ISA Lecture_Anna Minta

Institute for the History and Theory of Art and Architecture

Start date: 27 September 2017

End date: 29 September 2017

ISA Istituto di Storia e Teoria dell'arte e dell'architettura

ISA Lecture
Building Politics of Civil Religion
Uses and interpretations of historicist architecture in Washington, D.C.

Anna Minta

Mercoledì 27 settembre 2017, ore 18.30
Palazzo Canavée, Aula C3.89

 

In his founding master plan of 1791 engineer Pierre Charles L’Enfant, in close cooperation with President George Washington, conceptualized the newly founded capital of the United States as a symbolic space representing state and nation. The government invested in an extensive construction program, including federal buildings and national monuments. Religious institutions, too, developed national aspirations expressed through architecture and commissioned monumental churches.
In my presentation, I focus on the uses and interpretations of historicist architectural formulas and iconographic programs from the nineteenth century until the late arrival of modernism in Washington in the 1940s.
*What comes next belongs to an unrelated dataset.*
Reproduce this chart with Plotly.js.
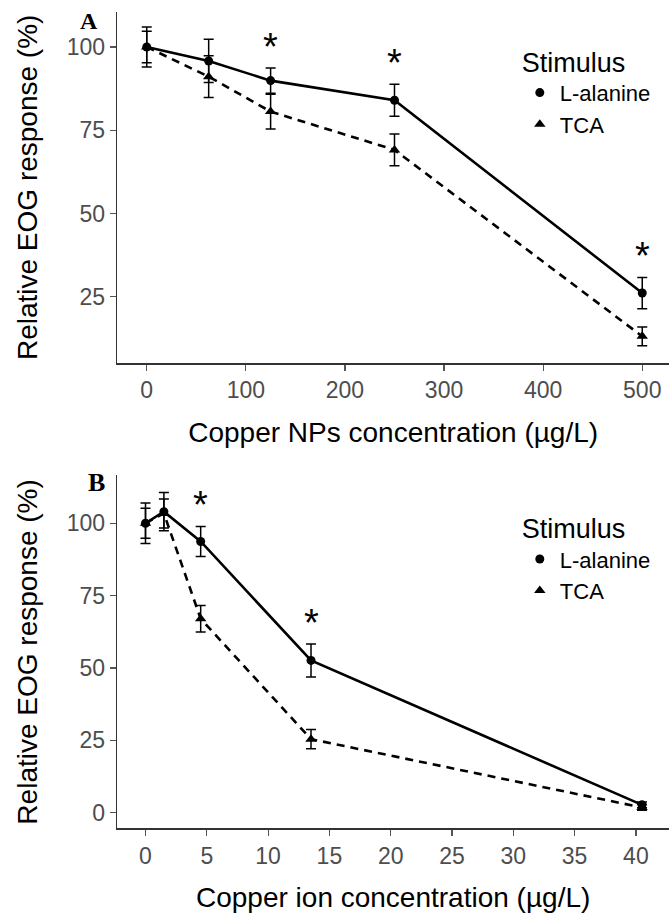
<!DOCTYPE html>
<html>
<head>
<meta charset="utf-8">
<script src="https://cdn.plot.ly/plotly-3.0.1.min.js"></script>
<style>html,body{margin:0;padding:0;background:#fff}#chart{width:669px;height:918px}</style>
</head>
<body>
<div id="chart"></div>
<script>
// Panel A: copper nanoparticles
const concA = [0, 62.5, 125, 250, 500];
const alaA = [100, 95.8, 89.9, 84.0, 26.1];
const alaAse = [6.0, 6.5, 3.8, 4.8, 4.7];
const tcaA = [100, 91.1, 80.6, 69.1, 13.1];
const tcaAse = [4.7, 6.3, 5.2, 4.8, 2.8];
const sigA = [125, 250, 500];
const ticksA = [0, 100, 200, 300, 400, 500];

// Panel B: copper ions
const concB = [0, 1.5, 4.5, 13.5, 40.5];
const alaB = [100, 104.0, 93.7, 52.6, 2.7];
const alaBse = [7.0, 6.6, 5.2, 5.7, 1.0];
const tcaB = [100, 103.4, 67.0, 25.4, 1.8];
const tcaBse = [5.2, 5.0, 4.6, 3.3, 1.0];
const sigB = [4.5, 13.5];
const ticksB = [0, 5, 10, 15, 20, 25, 30, 35, 40];
const ticksY = [0, 25, 50, 75, 100];

const seriesNames = ['L-alanine', 'TCA'];

const FONT = '"Liberation Sans", Arial, sans-serif';
const INK = '#000';

function panel(x, ala, alaSe, tca, tcaSe, xa, ya, leg) {
  const mk = (y, se, name, sym, size, dash) => [
    {x: x, y: y, type: 'scatter', mode: 'lines', xaxis: xa, yaxis: ya,
     line: {color: INK, width: 2.6, dash: dash}, showlegend: false, hoverinfo: 'skip'},
    {x: x, y: y, type: 'scatter', mode: 'markers', name: name, xaxis: xa, yaxis: ya,
     legend: leg, showlegend: true,
     marker: {color: INK, symbol: sym, size: size},
     error_y: {type: 'data', array: se, visible: true, color: INK, thickness: 1.5, width: 5}}
  ];
  return mk(tca, tcaSe, seriesNames[1], 'triangle-up', 10, '8px,6px')
    .concat(mk(ala, alaSe, seriesNames[0], 'circle', 9, 'solid'));
}

const traces = []
  .concat(panel(concA, alaA, alaAse, tcaA, tcaAse, 'x', 'y', 'legend'))
  .concat(panel(concB, alaB, alaBse, tcaB, tcaBse, 'x2', 'y2', 'legend2'));
traces.forEach(t => { if (t.name === 'L-alanine') t.legendrank = 1; if (t.name === 'TCA') t.legendrank = 2; });

function stars(sig, x, ala, se, tca, tse, xref, yref) {
  return sig.map(s => {
    const i = x.indexOf(s);
    const top = Math.max(ala[i] + se[i], tca[i] + tse[i]);
    return {x: s, y: top, xref: xref, yref: yref, text: '*', showarrow: false,
            yanchor: 'middle', yshift: 21,
            font: {family: FONT, size: 38, color: INK}};
  });
}

const axisCommon = {
  showgrid: false, zeroline: false, showline: true, linecolor: '#333', linewidth: 1.6,
  ticks: 'outside', ticklen: 6, tickwidth: 1.2, tickcolor: '#555',
  tickfont: {family: FONT, size: 23, color: '#4d4d4d'}, fixedrange: true
};

const yTitle = {text: 'Relative EOG response (%)', font: {family: FONT, size: 28, color: INK}, standoff: 21};

const layout = {
  width: 669, height: 918,
  margin: {l: 0, r: 0, t: 0, b: 0},
  paper_bgcolor: '#fff', plot_bgcolor: '#fff',
  font: {family: FONT, color: INK},
  xaxis: Object.assign({}, axisCommon, {domain: [0.17534, 1], range: [-29.7, 527], tickvals: ticksA,
    anchor: 'y', title: {text: 'Copper NPs concentration (µg/L)', font: {family: FONT, size: 28, color: INK}, standoff: 20}}),
  yaxis: Object.assign({}, axisCommon, {domain: [0.6046, 0.98725], range: [5.1, 110.6], tickvals: ticksY.slice(1),
    anchor: 'x', title: yTitle}),
  xaxis2: Object.assign({}, axisCommon, {domain: [0.17534, 1], range: [-2.3, 42.7], tickvals: ticksB,
    anchor: 'y2', title: {text: 'Copper ion concentration (µg/L)', font: {family: FONT, size: 28, color: INK}, standoff: 20}}),
  yaxis2: Object.assign({}, axisCommon, {domain: [0.09771, 0.48203], range: [-5.4, 116.5], tickvals: ticksY,
    anchor: 'x2', title: Object.assign({}, yTitle)}),
  legend: {x: 0.777, y: 0.960, xanchor: 'left', yanchor: 'top', bgcolor: 'rgba(0,0,0,0)',
    title: {text: 'Stimulus', font: {family: FONT, size: 27, color: INK}},
    font: {family: FONT, size: 22, color: INK}, traceorder: 'normal', itemwidth: 30},
  legend2: {x: 0.777, y: 0.452, xanchor: 'left', yanchor: 'top', bgcolor: 'rgba(0,0,0,0)',
    title: {text: 'Stimulus', font: {family: FONT, size: 27, color: INK}},
    font: {family: FONT, size: 22, color: INK}, traceorder: 'normal', itemwidth: 30},
  annotations: [
    {x: 0.133, y: 0.9768, xref: 'paper', yref: 'paper', text: '<b>A</b>', showarrow: false,
     xanchor: 'center', yanchor: 'middle', font: {family: '"Liberation Serif", "Times New Roman", serif', size: 24, color: INK}},
    {x: 0.1435, y: 0.4739, xref: 'paper', yref: 'paper', text: '<b>B</b>', showarrow: false,
     xanchor: 'center', yanchor: 'middle', font: {family: '"Liberation Serif", "Times New Roman", serif', size: 26, color: INK}}
  ].concat(stars(sigA, concA, alaA, alaAse, tcaA, tcaAse, 'x', 'y'))
   .concat(stars(sigB, concB, alaB, alaBse, tcaB, tcaBse, 'x2', 'y2'))
};

Plotly.newPlot('chart', traces, layout, {displayModeBar: false, staticPlot: true});
</script>
</body>
</html>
Historicist styles are not simply an expression of individual aesthetic preference for certain traditional architectural forms, but have to be considered as a deliberate choice of style with its inherent qualities and imagery of the past. This particular system of beliefs and values in historicist architecture and iconography was adopted by federal and religious institutions to create powerful buildings and monuments in Washington. I analyze how architectural landmarks were conceived to communicate national cultural and religious identity as much as US-American hegemony over the “Old World” of Europe by using representations of the past. I will discuss ambitions to establish a national style reflecting American identity and normative patriotic values.

Anna Minta is professor of History and Theory of Architecture at the Catholic Private University of Linz, Austria. She is head of the SNSF-research project “Holy Spaces in Modernity. Transformations and Architectural Manifestations (SNSF-Professorship 6/2014-5/2918).
She has studied art history, modern history and communication studies in Berlin. She received her Ph.D. from Kiel University, Germany, in 2003, analyzing architecture, town planning and preservation politics in Israel after the foundation of the state in 1948. Her habilitation (second book, 2013) at Bern University, Switzerland, discusses contested historicisms in Washington’s architecture and identity debates. Her recent research focusses on campus architecture in a global perspective. She has published extensively on the history of architecture in Europe, Israel/Palestine and the USA, analyzing the appropriation of architecture in identity constructions and discourses of power.